**Information shown**
________________________________________

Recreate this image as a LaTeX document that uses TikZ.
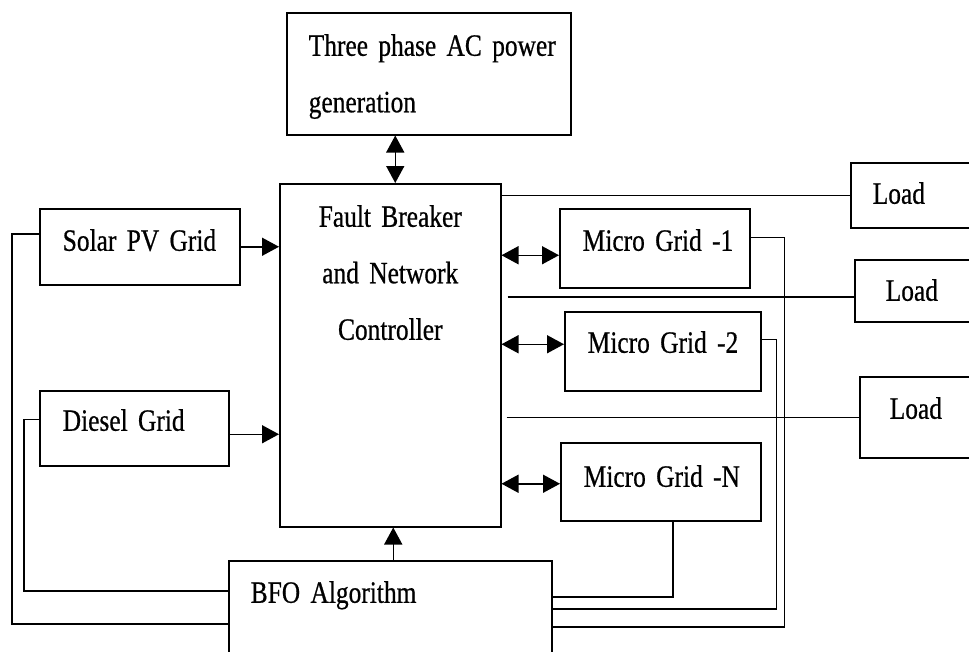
\documentclass[tikz,border=0pt]{standalone}
\usepackage{fontspec}
\setmainfont{Liberation Serif}[FakeStretch=0.82, FakeBold=0.6]
\usetikzlibrary{arrows.meta}

\begin{document}
\begin{tikzpicture}[
  x=1pt, y=-1pt,
  blk/.style={draw, rectangle, line width=1.5pt, anchor=north west, inner ysep=0pt, align=left, font={\fontsize{31pt}{56.5pt}\selectfont}},
  >={Triangle[length=17pt,width=18pt]}, line width=1.5pt
]
\clip (0,0) rectangle (969,651);
\node[blk, inner xsep=22pt, text width=240pt, text height=43pt, text depth=79pt] (tpac) at (286,12) {\mbox{Three phase AC power}\\generation};
\node[blk, align=center, inner xsep=10pt, text width=201pt, text height=43pt, text depth=300pt] (fbnc) at (279,183) {Fault Breaker\\and Network\\Controller};
\node[blk, inner xsep=23pt, text width=154pt, text height=42pt, text depth=34pt] (solar) at (39,208) {\mbox{Solar PV Grid}};
\node[blk, inner xsep=23pt, text width=143pt, text height=40pt, text depth=35pt] (diesel) at (39,390) {\mbox{Diesel Grid}};
\node[blk, inner xsep=23pt, text width=144pt, text height=42pt, text depth=37pt] (mg1) at (559,208) {\mbox{Micro Grid -1}};
\node[blk, inner xsep=23pt, text width=150pt, text height=41pt, text depth=38pt] (mg2) at (564,311) {\mbox{Micro Grid -2}};
\node[blk, inner xsep=23pt, text width=154pt, text height=44pt, text depth=34pt] (mgn) at (560,442) {\mbox{Micro Grid -N}};
\node[blk, inner xsep=22pt, text width=96pt, text height=41pt, text depth=24pt] (load1) at (850,162) {Load};
\node[blk, inner xsep=31pt, text width=78pt, text height=41pt, text depth=21pt] (load2) at (854,259) {Load};
\node[blk, inner xsep=30pt, text width=80pt, text height=42pt, text depth=39pt] (load3) at (859,376) {Load};
\node[blk, inner xsep=22pt, text width=279pt, text height=42pt, text depth=78pt] (bfo) at (228,560) {\mbox{BFO Algorithm}};

\draw[<->] ([xshift=5pt]fbnc.north |- tpac.south) -- ([xshift=5pt]fbnc.north);
\draw[->] ([xshift=3pt]fbnc.south |- bfo.north) -- ([xshift=3pt]fbnc.south);
\draw[->] (solar.east) -- (solar.east -| fbnc.west);
\draw[->] ([yshift=-6pt]diesel.east) -- ([yshift=-6pt]diesel.east -| fbnc.west);
\draw[<->] ([yshift=-7pt]mg1.west -| fbnc.east) -- ([yshift=-7pt]mg1.west);
\draw[<->] ([yshift=7pt]mg2.west -| fbnc.east) -- ([yshift=7pt]mg2.west);
\draw[<->] ([yshift=-2pt]mgn.west -| fbnc.east) -- ([yshift=-2pt]mgn.west);
\draw (load1.west -| fbnc.east) -- (load1.west);
\draw ([xshift=6pt,yshift=-6pt]load2.west -| fbnc.east) -- ([yshift=-6pt]load2.west);
\draw ([xshift=5pt]load3.west -| fbnc.east) -- (load3.west);
\draw ([yshift=11pt]mg1.east) -- ++(34,0) |- ([yshift=-6pt]bfo.east);
\draw ([yshift=12pt]mg2.east) -- ++(15,0) |- ([yshift=12pt]bfo.east);
\draw ([xshift=12pt]mgn.south) |- ([yshift=24pt]bfo.east);
\draw ([yshift=13pt]solar.west) -- ++(-27,0) |- ([yshift=-3pt]bfo.west);
\draw ([yshift=9pt]diesel.west) -- ++(-15,0) |- ([yshift=30pt]bfo.west);
\end{tikzpicture}
\end{document}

________________________________________

**To do**
From the material above, reproduce everything verbatim except the pictures.

**Solution**
Recreate this image as a LaTeX document that uses TikZ.
\documentclass[tikz,border=0pt]{standalone}
\usepackage{fontspec}
\setmainfont{Liberation Serif}[FakeStretch=0.82, FakeBold=0.6]
\usetikzlibrary{arrows.meta}

\begin{document}
\begin{tikzpicture}[
  x=1pt, y=-1pt,
  blk/.style={draw, rectangle, line width=1.5pt, anchor=north west, inner ysep=0pt, align=left, font={\fontsize{31pt}{56.5pt}\selectfont}},
  >={Triangle[length=17pt,width=18pt]}, line width=1.5pt
]
\clip (0,0) rectangle (969,651);
\node[blk, inner xsep=22pt, text width=240pt, text height=43pt, text depth=79pt] (tpac) at (286,12) {\mbox{Three phase AC power}\\generation};
\node[blk, align=center, inner xsep=10pt, text width=201pt, text height=43pt, text depth=300pt] (fbnc) at (279,183) {Fault Breaker\\and Network\\Controller};
\node[blk, inner xsep=23pt, text width=154pt, text height=42pt, text depth=34pt] (solar) at (39,208) {\mbox{Solar PV Grid}};
\node[blk, inner xsep=23pt, text width=143pt, text height=40pt, text depth=35pt] (diesel) at (39,390) {\mbox{Diesel Grid}};
\node[blk, inner xsep=23pt, text width=144pt, text height=42pt, text depth=37pt] (mg1) at (559,208) {\mbox{Micro Grid -1}};
\node[blk, inner xsep=23pt, text width=150pt, text height=41pt, text depth=38pt] (mg2) at (564,311) {\mbox{Micro Grid -2}};
\node[blk, inner xsep=23pt, text width=154pt, text height=44pt, text depth=34pt] (mgn) at (560,442) {\mbox{Micro Grid -N}};
\node[blk, inner xsep=22pt, text width=96pt, text height=41pt, text depth=24pt] (load1) at (850,162) {Load};
\node[blk, inner xsep=31pt, text width=78pt, text height=41pt, text depth=21pt] (load2) at (854,259) {Load};
\node[blk, inner xsep=30pt, text width=80pt, text height=42pt, text depth=39pt] (load3) at (859,376) {Load};
\node[blk, inner xsep=22pt, text width=279pt, text height=42pt, text depth=78pt] (bfo) at (228,560) {\mbox{BFO Algorithm}};

\draw[<->] ([xshift=5pt]fbnc.north |- tpac.south) -- ([xshift=5pt]fbnc.north);
\draw[->] ([xshift=3pt]fbnc.south |- bfo.north) -- ([xshift=3pt]fbnc.south);
\draw[->] (solar.east) -- (solar.east -| fbnc.west);
\draw[->] ([yshift=-6pt]diesel.east) -- ([yshift=-6pt]diesel.east -| fbnc.west);
\draw[<->] ([yshift=-7pt]mg1.west -| fbnc.east) -- ([yshift=-7pt]mg1.west);
\draw[<->] ([yshift=7pt]mg2.west -| fbnc.east) -- ([yshift=7pt]mg2.west);
\draw[<->] ([yshift=-2pt]mgn.west -| fbnc.east) -- ([yshift=-2pt]mgn.west);
\draw (load1.west -| fbnc.east) -- (load1.west);
\draw ([xshift=6pt,yshift=-6pt]load2.west -| fbnc.east) -- ([yshift=-6pt]load2.west);
\draw ([xshift=5pt]load3.west -| fbnc.east) -- (load3.west);
\draw ([yshift=11pt]mg1.east) -- ++(34,0) |- ([yshift=-6pt]bfo.east);
\draw ([yshift=12pt]mg2.east) -- ++(15,0) |- ([yshift=12pt]bfo.east);
\draw ([xshift=12pt]mgn.south) |- ([yshift=24pt]bfo.east);
\draw ([yshift=13pt]solar.west) -- ++(-27,0) |- ([yshift=-3pt]bfo.west);
\draw ([yshift=9pt]diesel.west) -- ++(-15,0) |- ([yshift=30pt]bfo.west);
\end{tikzpicture}
\end{document}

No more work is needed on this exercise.